### What is being asked:
Leave the pictures out and quote every line from the start of the listing to the line with "marknadsrisk, motpartsrisk, operativRisk];", inclusive.

━━━━━ Material supplied ━━━━━

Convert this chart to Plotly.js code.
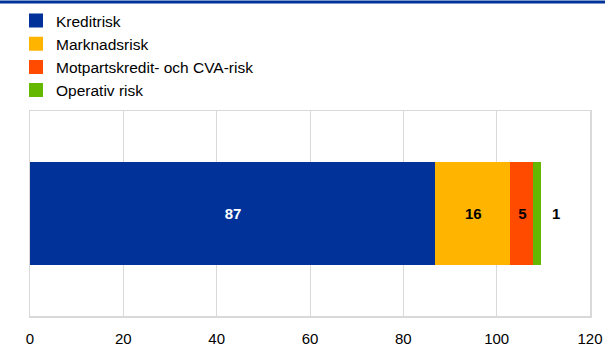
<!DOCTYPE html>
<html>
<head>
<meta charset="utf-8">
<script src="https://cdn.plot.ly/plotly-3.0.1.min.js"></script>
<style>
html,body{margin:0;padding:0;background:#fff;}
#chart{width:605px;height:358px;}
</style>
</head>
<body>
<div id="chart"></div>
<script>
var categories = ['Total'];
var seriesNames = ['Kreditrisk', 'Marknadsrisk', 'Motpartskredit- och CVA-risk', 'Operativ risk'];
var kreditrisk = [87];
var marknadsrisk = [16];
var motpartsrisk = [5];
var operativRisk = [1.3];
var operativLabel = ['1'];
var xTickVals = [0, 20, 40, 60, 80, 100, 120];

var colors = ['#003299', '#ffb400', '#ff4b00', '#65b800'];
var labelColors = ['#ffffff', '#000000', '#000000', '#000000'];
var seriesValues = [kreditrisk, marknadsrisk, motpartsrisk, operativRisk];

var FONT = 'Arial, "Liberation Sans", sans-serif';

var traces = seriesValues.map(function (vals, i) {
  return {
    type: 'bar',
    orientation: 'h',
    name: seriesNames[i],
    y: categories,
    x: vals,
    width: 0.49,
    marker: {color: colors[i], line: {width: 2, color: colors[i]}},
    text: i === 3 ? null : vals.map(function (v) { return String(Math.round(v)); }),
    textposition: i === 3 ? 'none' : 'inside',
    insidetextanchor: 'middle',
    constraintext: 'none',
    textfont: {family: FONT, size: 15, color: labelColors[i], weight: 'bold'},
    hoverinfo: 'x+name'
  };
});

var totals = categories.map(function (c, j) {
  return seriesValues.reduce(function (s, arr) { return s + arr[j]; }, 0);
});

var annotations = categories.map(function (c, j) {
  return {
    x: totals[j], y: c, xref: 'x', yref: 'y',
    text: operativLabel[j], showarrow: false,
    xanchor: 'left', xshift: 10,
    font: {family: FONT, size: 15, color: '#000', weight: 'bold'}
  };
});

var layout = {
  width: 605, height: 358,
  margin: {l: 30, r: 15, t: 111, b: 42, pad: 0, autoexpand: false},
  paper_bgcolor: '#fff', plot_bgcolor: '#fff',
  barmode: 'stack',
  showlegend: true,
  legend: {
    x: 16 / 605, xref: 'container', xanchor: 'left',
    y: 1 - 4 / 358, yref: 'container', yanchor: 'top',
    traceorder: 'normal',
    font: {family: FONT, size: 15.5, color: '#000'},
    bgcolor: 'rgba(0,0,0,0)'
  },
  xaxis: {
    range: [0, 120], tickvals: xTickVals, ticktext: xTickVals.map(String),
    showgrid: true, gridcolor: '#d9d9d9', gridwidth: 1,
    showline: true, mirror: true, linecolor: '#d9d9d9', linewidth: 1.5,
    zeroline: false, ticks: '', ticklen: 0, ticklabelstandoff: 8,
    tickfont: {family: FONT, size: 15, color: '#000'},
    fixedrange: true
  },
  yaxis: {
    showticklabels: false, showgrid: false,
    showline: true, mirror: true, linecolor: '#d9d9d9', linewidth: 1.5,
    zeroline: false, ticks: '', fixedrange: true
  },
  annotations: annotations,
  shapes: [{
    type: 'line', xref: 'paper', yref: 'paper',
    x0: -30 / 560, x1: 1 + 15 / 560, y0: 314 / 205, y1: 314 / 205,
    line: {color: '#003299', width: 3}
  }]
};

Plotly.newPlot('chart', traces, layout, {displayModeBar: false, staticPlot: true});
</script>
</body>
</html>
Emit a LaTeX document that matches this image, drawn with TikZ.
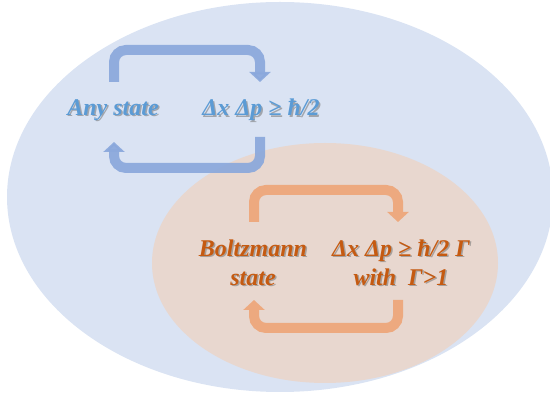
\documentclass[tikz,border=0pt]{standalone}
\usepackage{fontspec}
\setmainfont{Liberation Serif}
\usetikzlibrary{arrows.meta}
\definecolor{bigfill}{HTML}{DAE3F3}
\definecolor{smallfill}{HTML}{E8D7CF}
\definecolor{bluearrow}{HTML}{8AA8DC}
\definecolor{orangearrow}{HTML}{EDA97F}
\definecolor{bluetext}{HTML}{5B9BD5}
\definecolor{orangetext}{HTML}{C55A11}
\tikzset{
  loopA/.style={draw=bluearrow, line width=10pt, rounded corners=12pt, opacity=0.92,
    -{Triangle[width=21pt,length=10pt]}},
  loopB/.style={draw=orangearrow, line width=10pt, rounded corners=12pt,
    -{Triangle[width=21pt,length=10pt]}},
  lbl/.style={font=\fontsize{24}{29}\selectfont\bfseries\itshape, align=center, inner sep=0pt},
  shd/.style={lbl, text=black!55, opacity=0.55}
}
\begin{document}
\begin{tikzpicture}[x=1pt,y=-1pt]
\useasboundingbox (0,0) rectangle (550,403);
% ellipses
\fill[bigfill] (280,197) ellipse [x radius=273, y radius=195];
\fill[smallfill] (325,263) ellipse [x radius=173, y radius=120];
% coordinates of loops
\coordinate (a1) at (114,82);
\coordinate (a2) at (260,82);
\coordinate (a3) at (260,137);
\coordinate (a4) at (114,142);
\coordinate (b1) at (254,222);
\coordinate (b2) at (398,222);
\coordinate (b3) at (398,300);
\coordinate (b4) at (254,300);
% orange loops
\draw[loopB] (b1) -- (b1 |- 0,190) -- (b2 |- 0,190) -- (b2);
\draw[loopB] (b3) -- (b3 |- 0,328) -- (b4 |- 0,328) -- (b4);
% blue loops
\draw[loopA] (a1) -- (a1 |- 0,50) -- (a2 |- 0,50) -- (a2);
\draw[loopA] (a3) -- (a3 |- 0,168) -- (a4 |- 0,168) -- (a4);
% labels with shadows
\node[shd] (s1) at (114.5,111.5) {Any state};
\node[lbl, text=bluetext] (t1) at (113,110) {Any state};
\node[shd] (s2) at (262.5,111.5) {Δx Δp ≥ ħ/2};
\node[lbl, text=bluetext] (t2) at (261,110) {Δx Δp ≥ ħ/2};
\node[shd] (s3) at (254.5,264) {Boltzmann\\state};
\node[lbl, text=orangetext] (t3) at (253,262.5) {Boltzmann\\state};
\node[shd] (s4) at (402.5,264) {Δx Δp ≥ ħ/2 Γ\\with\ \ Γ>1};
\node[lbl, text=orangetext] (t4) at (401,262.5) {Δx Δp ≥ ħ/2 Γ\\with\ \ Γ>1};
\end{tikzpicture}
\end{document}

━━━━━

### Solution to the problem:
Convert this chart to Plotly.js code.
<!DOCTYPE html>
<html>
<head>
<meta charset="utf-8">
<script src="https://cdn.plot.ly/plotly-3.0.1.min.js"></script>
<style>
html,body{margin:0;padding:0;background:#fff;}
#chart{width:605px;height:358px;}
</style>
</head>
<body>
<div id="chart"></div>
<script>
var categories = ['Total'];
var seriesNames = ['Kreditrisk', 'Marknadsrisk', 'Motpartskredit- och CVA-risk', 'Operativ risk'];
var kreditrisk = [87];
var marknadsrisk = [16];
var motpartsrisk = [5];
var operativRisk = [1.3];
var operativLabel = ['1'];
var xTickVals = [0, 20, 40, 60, 80, 100, 120];

var colors = ['#003299', '#ffb400', '#ff4b00', '#65b800'];
var labelColors = ['#ffffff', '#000000', '#000000', '#000000'];
var seriesValues = [kreditrisk, marknadsrisk, motpartsrisk, operativRisk];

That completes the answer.